My intention in sentencing you is that 9 months of the sentence imposed in respect of the dealing in money reasonably suspected of being the proceeds of crime be served cumulatively upon the sentence imposed for importing tobacco products with intention to defraud the revenue.
The total effective sentence imposed will therefore be 3 years.
I will further order that you be released immediately upon entering into a recognizance to be of good behaviour for a period of 3 years with yourself as surety in the sum of $3000 without such security being required to be deposited.
Pursuant to s 6AAA of the Act, I will declare that but for your plea of guilty, you would have been sentenced to a total effective sentence of 3 years and 9 months imprisonment with a non-parole period of 2 years.
Shuliang
Shuliang Zheng, on the charge of importing tobacco products with the intention of defrauding the revenue, you will be convicted and sentenced to a term of imprisonment of 15 months. That sentence is to commence this day on 17 December 2020.
On the charge of dealing with money reasonably suspected to be proceeds of crime, you will be convicted and sentenced to term of imprisonment of 12 months. That sentence is to commence on 17 June 2021.
My intention in sentencing you is that 3 months of the sentence imposed in respect of the dealing in money reasonably suspected of being the proceeds of crime be served cumulatively upon the sentence imposed for importing tobacco products with intention to defraud the revenue.

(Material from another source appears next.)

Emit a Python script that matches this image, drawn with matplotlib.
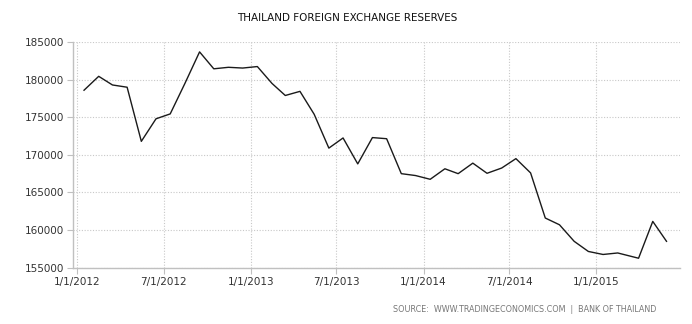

The total effective sentence imposed will therefore be 18 months.
I will further order that you be released after the service of 6 months upon entering into a recognizance to be of good behaviour for the balance of the sentence with yourself as surety in the sum of $1500 without such security being required to be deposited.
I will declare that pursuant to s 18 of the Act, you have already served 163 days by way of pre-sentence detention and I will cause that declaration to be noted in the records of the Court.
Pursuant to s 6AAA of the Act, I will declare that but your plea of guilty you would have been sentenced to 2 years 3 months imprisonment and I would have directed your release on a recognizance release order after 14 months.
Yang
Liangliang Yang, on the charge of dealing with money reasonably suspected to be proceeds of crime, you will be convicted and sentenced to term of imprisonment of 9 months. That sentence is to commence this day on 17 December 2020.
I will further order that you be released immediately upon entering into a recognizance to be of good behaviour for a period of 9 months with yourself as surety in the sum of $1000 without such security being required to be deposited.
Pursuant to s 6AAA of the Act, I will declare that but for your plea of guilty, you would have been sentenced to 14 months imprisonment and I would have directed your release on a recognizance release order after 9 months.